小寒节气那天,从朋友圈里知道老家下雪了。这样冷的天,给母亲打电话叮嘱她赶紧架起火炉生火取暖,母亲却说不要紧,暖和着呢。我明白这是母亲安慰我,不想让我担心罢了。电话通了十多分钟,母亲没有挂掉的意思。电话里,她兴奋地告诉我,红儿,你知道么,我今年在田里捡玉米捡了多少,你想不到吧?晒干了,收拾好,整整装了五个大化肥袋子,少说也有一石,前两天我打了十多斤玉米榛子,过年回来给你熬玉米榛子喝。
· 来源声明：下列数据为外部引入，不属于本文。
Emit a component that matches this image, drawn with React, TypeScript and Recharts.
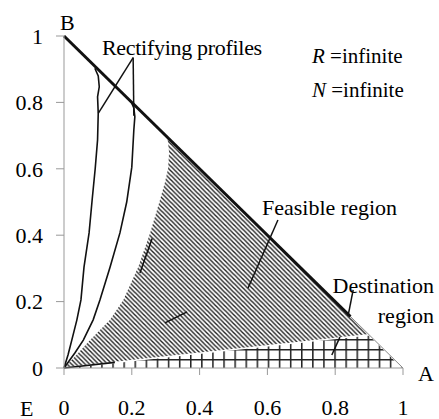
import React from 'react';
import { ComposedChart, XAxis, YAxis, Area, Line, ReferenceLine } from 'recharts';

const TICKS = [0, 0.2, 0.4, 0.6, 0.8, 1];

// feasible (hatched) region, upper outline
const feasibleX = [0, 0.042, 0.077, 0.136, 0.175, 0.219, 0.254, 0.283, 0.298, 0.307, 0.31, 0.305, 0.9, 1];
const feasibleY = [0, 0.045, 0.084, 0.145, 0.205, 0.304, 0.407, 0.506, 0.56, 0.6, 0.65, 0.695, 0.1, 0];

// destination (grid) region
const destX = [0, 0.9, 1];
const destY = [0, 0.1, 0];

// rectifying profiles
const prof1X = [0.091, 0.101, 0.104, 0.099, 0.101, 0.099, 0.092, 0.083, 0.074, 0.059, 0.05, 0.038, 0.023, 0.012, 0];
const prof1Y = [0.903, 0.88, 0.847, 0.817, 0.767, 0.687, 0.6, 0.506, 0.407, 0.304, 0.205, 0.145, 0.084, 0.04, 0];
const prof2X = [0.198, 0.206, 0.209, 0.206, 0.2, 0.185, 0.165, 0.136, 0.106, 0.086, 0.057, 0.032, 0];
const prof2Y = [0.802, 0.783, 0.757, 0.717, 0.605, 0.5, 0.407, 0.304, 0.205, 0.145, 0.084, 0.045, 0];
const edgeX = [0, 0.15];
const edgeY = [0, 0.017];

// triangle side B-A
const sideX = [0, 1];
const sideY = [1, 0];
const sideBoldX = [0, 0.845];
const sideBoldY = [1, 0.155];

// leader lines / arrows [x1, y1, x2, y2]
const leaders = [
  [0.204, 0.935, 0.101, 0.767],
  [0.204, 0.935, 0.206, 0.76],
  [0.631, 0.446, 0.543, 0.241],
  [0.853, 0.235, 0.838, 0.157],
  [0.814, 0.093, 0.79, 0.039],
  [0.224, 0.286, 0.26, 0.39],
  [0.298, 0.136, 0.363, 0.169],
];

const zip = (xs: number[], ys: number[]) => xs.map((x, i) => ({ x, y: ys[i] }));

const FONT = "'Liberation Serif', 'DejaVu Serif', serif";
const axisLine = { stroke: '#999' };
const tickStyle = { fill: '#000', fontSize: 22, style: { fontFamily: FONT } };

export default function App() {
  return (
    <div style={{ position: 'absolute', left: 0, top: 0, fontFamily: FONT }}>
      <ComposedChart width={439} height={419} margin={{ top: 36, right: 36, left: 0, bottom: 0 }} style={{ fontFamily: FONT }}>
        <defs>
          <pattern id="hatch" patternUnits="userSpaceOnUse" width="4.5" height="4.5">
            <path d="M0,0 L4.5,4.5 M-1,3.5 L1,5.5 M3.5,-1 L5.5,1" stroke="#222" strokeWidth="1.4" />
          </pattern>
          <pattern id="grid" patternUnits="userSpaceOnUse" x="1.3" y="-1" width="11.1" height="10">
            <rect width="11.1" height="10" fill="#fff" />
            <path d="M0.75,0 L0.75,10 M0,0.75 L11.1,0.75" stroke="#222" strokeWidth="1.5" />
          </pattern>
        </defs>
        <XAxis
          type="number"
          dataKey="x"
          domain={[0, 1]}
          ticks={TICKS}
          interval={0}
          height={51}
          axisLine={axisLine}
          tickLine={axisLine}
          tickSize={7}
          tickMargin={24}
          tick={tickStyle}
        />
        <YAxis
          type="number"
          domain={[0, 1]}
          ticks={TICKS}
          interval={0}
          width={64}
          axisLine={axisLine}
          tickLine={axisLine}
          tickSize={8}
          tickMargin={13}
          tick={tickStyle}
        />
        <Area data={zip(feasibleX, feasibleY)} dataKey="y" type="linear" stroke="none" fill="url(#hatch)" fillOpacity={1} isAnimationActive={false} />
        <Area data={zip(destX, destY)} dataKey="y" type="linear" stroke="#fff" strokeWidth={1.5} fill="url(#grid)" fillOpacity={1} isAnimationActive={false} />
        <Line data={zip(sideX, sideY)} dataKey="y" type="linear" stroke="#888" strokeWidth={1} dot={false} isAnimationActive={false} />
        <Line data={zip(sideBoldX, sideBoldY)} dataKey="y" type="linear" stroke="#111" strokeWidth={3} dot={false} isAnimationActive={false} />
        <Line data={zip(prof1X, prof1Y)} dataKey="y" type="linear" stroke="#111" strokeWidth={1.6} dot={false} isAnimationActive={false} />
        <Line data={zip(prof2X, prof2Y)} dataKey="y" type="linear" stroke="#111" strokeWidth={1.6} dot={false} isAnimationActive={false} />
        <Line data={zip(edgeX, edgeY)} dataKey="y" type="linear" stroke="#111" strokeWidth={1.6} dot={false} isAnimationActive={false} />
        {leaders.map(([x1, y1, x2, y2], i) => (
          <ReferenceLine
            key={`ld-${i}`}
            segment={[{ x: x1, y: y1 }, { x: x2, y: y2 }]}
            stroke="#111"
            strokeWidth={1.5}
            ifOverflow="visible"
          />
        ))}
        <g style={{ fontFamily: FONT }} fontSize={22} fill="#000">
          <text x={60} y={30}>B</text>
          <text x={20} y={416}>E</text>
          <text x={418} y={381}>A</text>
          <text x={102} y={55} letterSpacing={-0.3}>Rectifying profiles</text>
          <text x={312} y={63} fontSize={21}>
            <tspan fontStyle="italic">R</tspan> =infinite
          </text>
          <text x={312} y={97} fontSize={21}>
            <tspan fontStyle="italic">N</tspan> =infinite
          </text>
          <text x={262} y={215}>Feasible region</text>
          <text x={434} y={293} textAnchor="end">Destination</text>
          <text x={434} y={323} textAnchor="end">region</text>
        </g>
      </ComposedChart>
    </div>
  );
}
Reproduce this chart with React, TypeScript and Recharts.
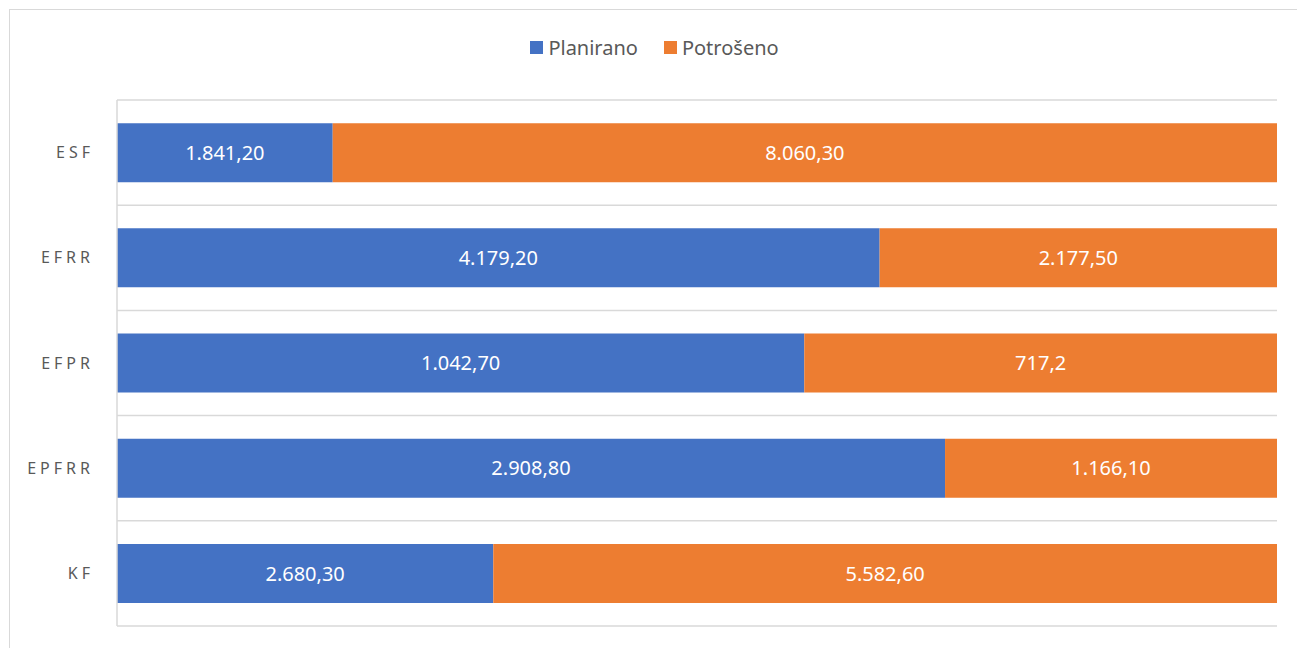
import { BarChart, Bar, XAxis, YAxis, CartesianGrid, Legend, LabelList } from 'recharts';

const categories = ['ESF', 'EFRR', 'EFPR', 'EPFRR', 'KF'];
const planirano = [1841.2, 4179.2, 1042.7, 2908.8, 2680.3];
const potroseno = [8060.3, 2177.5, 717.2, 1166.1, 5582.6];
const planiranoLabels = ['1.841,20', '4.179,20', '1.042,70', '2.908,80', '2.680,30'];
const potrosenoLabels = ['8.060,30', '2.177,50', '717,2', '1.166,10', '5.582,60'];

const data = categories.map((name, i) => ({
  name,
  planirano: planirano[i],
  potroseno: potroseno[i],
  planLabel: planiranoLabels[i],
  potrLabel: potrosenoLabels[i],
}));

const FONT = '"Noto Sans", "Open Sans", sans-serif';

// horizontal grid lines sit on the band boundaries, not on the ticks
const boundaryLines = ({ offset }: any) => {
  const out: number[] = [];
  for (let i = 0; i <= categories.length; i++) {
    out.push(offset.top + (i * offset.height) / categories.length);
  }
  return out;
};

const LegendContent = ({ payload }: any) => (
  <div style={{ height: 28, display: 'flex', justifyContent: 'center', alignItems: 'center' }}>
    {(payload || []).map((p: any, i: number) => (
      <div key={p.value} style={{ display: 'flex', alignItems: 'center', marginLeft: i > 0 ? 26 : 0 }}>
        <span style={{ width: 13, height: 13, background: p.color, display: 'inline-block', marginRight: 5 }} />
        <span style={{ color: '#595959', fontSize: 20, fontFamily: FONT }}>{p.value}</span>
      </div>
    ))}
  </div>
);

export default function App() {
  return (
    <div style={{ position: 'fixed', left: 0, top: 0, width: 1297, height: 648, overflow: 'hidden', background: '#fff' }}>
      <div
        style={{
          position: 'absolute',
          left: 9,
          top: 9,
          width: 1320,
          height: 700,
          border: '1px solid #d9d9d9',
          boxSizing: 'border-box',
        }}
      />
      <div style={{ position: 'absolute', left: 0, top: 0 }}>
        <BarChart
          width={1297}
          height={648}
          data={data}
          layout="vertical"
          stackOffset="expand"
          barCategoryGap="22%"
          margin={{ top: 72, right: 20, bottom: 22, left: 0 }}
          style={{ fontFamily: FONT }}
        >
          <CartesianGrid
            vertical={false}
            stroke="#d9d9d9"
            strokeWidth={1.5}
            horizontalCoordinatesGenerator={boundaryLines}
          />
          <XAxis type="number" hide domain={[0, 1]} />
          <YAxis
            type="category"
            dataKey="name"
            width={117}
            tickLine={false}
            axisLine={{ stroke: '#d9d9d9', strokeWidth: 1.5 }}
            tickMargin={17}
            tick={{ fill: '#595959', fontSize: 16, letterSpacing: 4 }}
          />
          <Legend
            verticalAlign="top"
            align="center"
            content={<LegendContent />}
            wrapperStyle={{ top: 33, left: 16 }}
          />
          <Bar dataKey="planirano" name="Planirano" stackId="a" fill="#4472C4" isAnimationActive={false}>
            <LabelList dataKey="planLabel" position="center" fill="#ffffff" fontSize={20} />
          </Bar>
          <Bar dataKey="potroseno" name="Potrošeno" stackId="a" fill="#ED7D31" isAnimationActive={false}>
            <LabelList dataKey="potrLabel" position="center" fill="#ffffff" fontSize={20} />
          </Bar>
        </BarChart>
      </div>
    </div>
  );
}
可香了,现在的人,把粮食不当粮食,糟蹋大了,唉!我有点不可思议,真能捡来那么多啊!母亲说,可不是嘛,一块地一块地走过去,我捡了整整一个多月呢,每天早早吃完饭,我就和梅娃一起出去大田里呢。
挂断电话,我的眼前总会闪现着这样的一幅场景:秋天萧瑟的风声里,两位年近耄耋的老人,蹒跚在玉米秸秆丛生的大田里,她们身背着蛇皮袋,眼睛在玉米秸秆之间仔细搜寻,这种收获过的田里,总会有落下来的玉米棒子,母亲所说的捡玉米,就是这样在别人已经收获了的田里,寻找那些遗漏掉的玉米棒子。这个在老家的方言里,叫做净玉米。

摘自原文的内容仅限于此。